## SET EXERCISE
Give the data below again exactly as written, without its pictures.

** start **

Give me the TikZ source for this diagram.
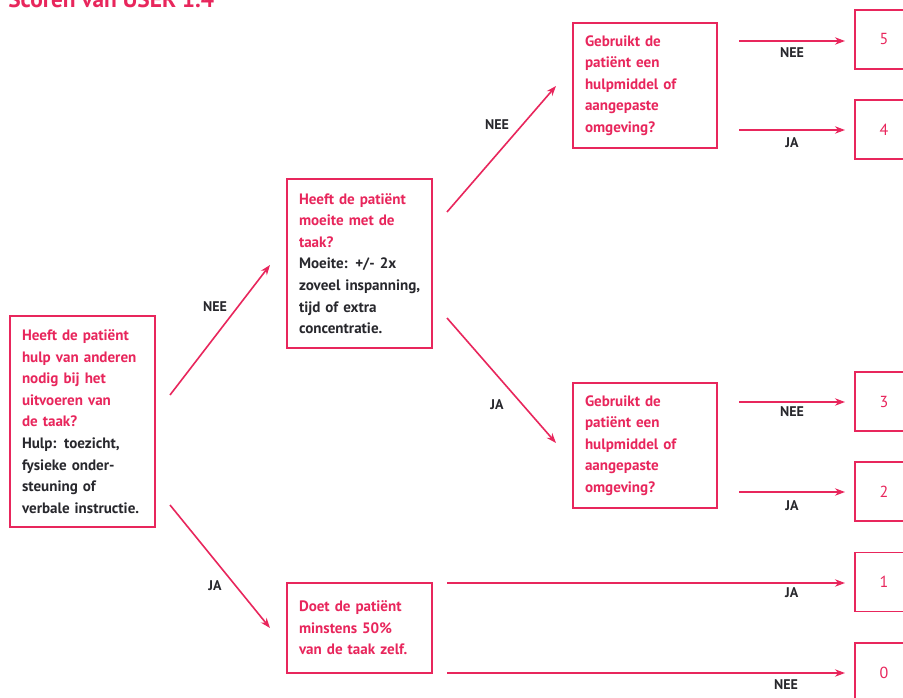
\documentclass[tikz,border=0pt]{standalone}
\usepackage{fontspec}
\setmainfont{PT Sans}
\usetikzlibrary{arrows.meta}
\definecolor{pinkred}{RGB}{232,38,92}
\definecolor{darktext}{RGB}{40,40,45}
\tikzset{
  qbox/.style={draw=pinkred, line width=1.2pt, rectangle, inner xsep=9pt, inner ysep=0pt,
    align=left, font=\bfseries\fontsize{11.3}{16.2}\selectfont, text=pinkred},
  rbox/.style={draw=pinkred, line width=1.2pt, rectangle, minimum width=43.5pt, minimum height=44.25pt,
    font=\fontsize{12}{14}\selectfont, text=pinkred},
  arr/.style={draw=pinkred, line width=1.2pt, -{Stealth[length=7.5pt,width=5.5pt]}},
  lbl/.style={font=\bfseries\fontsize{10.5}{12}\selectfont, text=darktext, inner sep=0pt}
}
\newcommand{\pln}[1]{\mbox{#1}}
\newcommand{\dtxt}[1]{\mbox{\textcolor{darktext}{#1}}}
\begin{document}
\begin{tikzpicture}[x=0.75pt,y=-0.75pt]
\useasboundingbox (0,0) rectangle (903,698);
\fill[white] (0,0) rectangle (903,698);
% title (partly cut off at top)
\node[anchor=base west, inner sep=0pt, text=pinkred, font=\bfseries\fontsize{17.5}{20}\selectfont] (title) at (8,8) {Scoren van USER 1.4};
% question boxes
\node[qbox, text width=90.75pt, minimum height=158.25pt] (A) at (82.5,421.5)
  {\pln{Heeft de patiënt}\\\pln{hulp van anderen}\\\pln{nodig bij het}\\\pln{uitvoeren van}\\\pln{de taak?}\\
   \dtxt{Hulp: toezicht,}\\\dtxt{fysieke onder-}\\\dtxt{steuning of}\\\dtxt{verbale instructie.}};
\node[qbox, text width=90.75pt, minimum height=126.75pt] (B) at (359.5,263.5)
  {\pln{Heeft de patiënt}\\\pln{moeite met de}\\\pln{taak?}\\
   \dtxt{Moeite: +/- 2x}\\\dtxt{zoveel inspanning,}\\\dtxt{tijd of extra}\\\dtxt{concentratie.}};
\node[qbox, text width=90pt, minimum height=93.75pt] (C) at (645,85.5)
  {\pln{Gebruikt de}\\\pln{patiënt een}\\\pln{hulpmiddel of}\\\pln{aangepaste}\\\pln{omgeving?}};
\node[qbox, text width=90pt, minimum height=93.75pt] (D) at (645,445.5)
  {\pln{Gebruikt de}\\\pln{patiënt een}\\\pln{hulpmiddel of}\\\pln{aangepaste}\\\pln{omgeving?}};
\node[qbox, text width=90.75pt, minimum height=67.5pt] (E) at (359.5,628)
  {\pln{Doet de patiënt}\\\pln{minstens 50\%}\\\pln{van de taak zelf.}};
% result boxes
\node[rbox] (r5) at (884,39.5) {5};
\node[rbox] (r4) at (884,129.5) {4};
\node[rbox] (r3) at (884,401.5) {3};
\node[rbox] (r2) at (884,491.5) {2};
\node[rbox] (r1) at (884,582) {1};
\node[rbox] (r0) at (884,672.5) {0};
% arrow end points
\coordinate (ab1) at (170,395); \coordinate (ab2) at (270,265);
\coordinate (ae1) at (170,505); \coordinate (ae2) at (270,628);
\coordinate (bc1) at (447,212); \coordinate (bc2) at (556,86);
\coordinate (bd1) at (447,318); \coordinate (bd2) at (556,443);
\coordinate (c51) at (739,41);  \coordinate (c52) at (845,41);
\coordinate (c41) at (739,130); \coordinate (c42) at (845,130);
\coordinate (d31) at (739,402); \coordinate (d32) at (845,402);
\coordinate (d21) at (739,492); \coordinate (d22) at (845,492);
\coordinate (e11) at (447,583); \coordinate (e12) at (845,583);
\coordinate (e01) at (447,673); \coordinate (e02) at (845,673);
% arrows
\draw[arr] (ab1) -- node[lbl, xshift=-3.75pt, yshift=17.25pt] {NEE} (ab2);
\draw[arr] (ae1) -- node[lbl, xshift=-3.75pt, yshift=-14.6pt] {JA} (ae2);
\draw[arr] (bc1) -- node[lbl, xshift=-3.4pt, yshift=18pt] {NEE} (bc2);
\draw[arr] (bd1) -- node[lbl, xshift=-3.4pt, yshift=-18.4pt] {JA} (bd2);
\draw[arr] (c51) -- node[lbl, yshift=-9pt] {NEE} (c52);
\draw[arr] (c41) -- node[lbl, yshift=-9.75pt] {JA} (c42);
\draw[arr] (d31) -- node[lbl, yshift=-7.5pt] {NEE} (d32);
\draw[arr] (d21) -- node[lbl, yshift=-10.5pt] {JA} (d22);
\draw[arr] (e11) -- node[lbl, pos=0.866, yshift=-7.5pt] {JA} (e12);
\draw[arr] (e01) -- node[lbl, pos=0.852, yshift=-9pt] {NEE} (e02);
\end{tikzpicture}
\end{document}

** end **

## RESPONSE
Give me the TikZ source for this diagram.
\documentclass[tikz,border=0pt]{standalone}
\usepackage{fontspec}
\setmainfont{PT Sans}
\usetikzlibrary{arrows.meta}
\definecolor{pinkred}{RGB}{232,38,92}
\definecolor{darktext}{RGB}{40,40,45}
\tikzset{
  qbox/.style={draw=pinkred, line width=1.2pt, rectangle, inner xsep=9pt, inner ysep=0pt,
    align=left, font=\bfseries\fontsize{11.3}{16.2}\selectfont, text=pinkred},
  rbox/.style={draw=pinkred, line width=1.2pt, rectangle, minimum width=43.5pt, minimum height=44.25pt,
    font=\fontsize{12}{14}\selectfont, text=pinkred},
  arr/.style={draw=pinkred, line width=1.2pt, -{Stealth[length=7.5pt,width=5.5pt]}},
  lbl/.style={font=\bfseries\fontsize{10.5}{12}\selectfont, text=darktext, inner sep=0pt}
}
\newcommand{\pln}[1]{\mbox{#1}}
\newcommand{\dtxt}[1]{\mbox{\textcolor{darktext}{#1}}}
\begin{document}
\begin{tikzpicture}[x=0.75pt,y=-0.75pt]
\useasboundingbox (0,0) rectangle (903,698);
\fill[white] (0,0) rectangle (903,698);
% title (partly cut off at top)
\node[anchor=base west, inner sep=0pt, text=pinkred, font=\bfseries\fontsize{17.5}{20}\selectfont] (title) at (8,8) {Scoren van USER 1.4};
% question boxes
\node[qbox, text width=90.75pt, minimum height=158.25pt] (A) at (82.5,421.5)
  {\pln{Heeft de patiënt}\\\pln{hulp van anderen}\\\pln{nodig bij het}\\\pln{uitvoeren van}\\\pln{de taak?}\\
   \dtxt{Hulp: toezicht,}\\\dtxt{fysieke onder-}\\\dtxt{steuning of}\\\dtxt{verbale instructie.}};
\node[qbox, text width=90.75pt, minimum height=126.75pt] (B) at (359.5,263.5)
  {\pln{Heeft de patiënt}\\\pln{moeite met de}\\\pln{taak?}\\
   \dtxt{Moeite: +/- 2x}\\\dtxt{zoveel inspanning,}\\\dtxt{tijd of extra}\\\dtxt{concentratie.}};
\node[qbox, text width=90pt, minimum height=93.75pt] (C) at (645,85.5)
  {\pln{Gebruikt de}\\\pln{patiënt een}\\\pln{hulpmiddel of}\\\pln{aangepaste}\\\pln{omgeving?}};
\node[qbox, text width=90pt, minimum height=93.75pt] (D) at (645,445.5)
  {\pln{Gebruikt de}\\\pln{patiënt een}\\\pln{hulpmiddel of}\\\pln{aangepaste}\\\pln{omgeving?}};
\node[qbox, text width=90.75pt, minimum height=67.5pt] (E) at (359.5,628)
  {\pln{Doet de patiënt}\\\pln{minstens 50\%}\\\pln{van de taak zelf.}};
% result boxes
\node[rbox] (r5) at (884,39.5) {5};
\node[rbox] (r4) at (884,129.5) {4};
\node[rbox] (r3) at (884,401.5) {3};
\node[rbox] (r2) at (884,491.5) {2};
\node[rbox] (r1) at (884,582) {1};
\node[rbox] (r0) at (884,672.5) {0};
% arrow end points
\coordinate (ab1) at (170,395); \coordinate (ab2) at (270,265);
\coordinate (ae1) at (170,505); \coordinate (ae2) at (270,628);
\coordinate (bc1) at (447,212); \coordinate (bc2) at (556,86);
\coordinate (bd1) at (447,318); \coordinate (bd2) at (556,443);
\coordinate (c51) at (739,41);  \coordinate (c52) at (845,41);
\coordinate (c41) at (739,130); \coordinate (c42) at (845,130);
\coordinate (d31) at (739,402); \coordinate (d32) at (845,402);
\coordinate (d21) at (739,492); \coordinate (d22) at (845,492);
\coordinate (e11) at (447,583); \coordinate (e12) at (845,583);
\coordinate (e01) at (447,673); \coordinate (e02) at (845,673);
% arrows
\draw[arr] (ab1) -- node[lbl, xshift=-3.75pt, yshift=17.25pt] {NEE} (ab2);
\draw[arr] (ae1) -- node[lbl, xshift=-3.75pt, yshift=-14.6pt] {JA} (ae2);
\draw[arr] (bc1) -- node[lbl, xshift=-3.4pt, yshift=18pt] {NEE} (bc2);
\draw[arr] (bd1) -- node[lbl, xshift=-3.4pt, yshift=-18.4pt] {JA} (bd2);
\draw[arr] (c51) -- node[lbl, yshift=-9pt] {NEE} (c52);
\draw[arr] (c41) -- node[lbl, yshift=-9.75pt] {JA} (c42);
\draw[arr] (d31) -- node[lbl, yshift=-7.5pt] {NEE} (d32);
\draw[arr] (d21) -- node[lbl, yshift=-10.5pt] {JA} (d22);
\draw[arr] (e11) -- node[lbl, pos=0.866, yshift=-7.5pt] {JA} (e12);
\draw[arr] (e01) -- node[lbl, pos=0.852, yshift=-9pt] {NEE} (e02);
\end{tikzpicture}
\end{document}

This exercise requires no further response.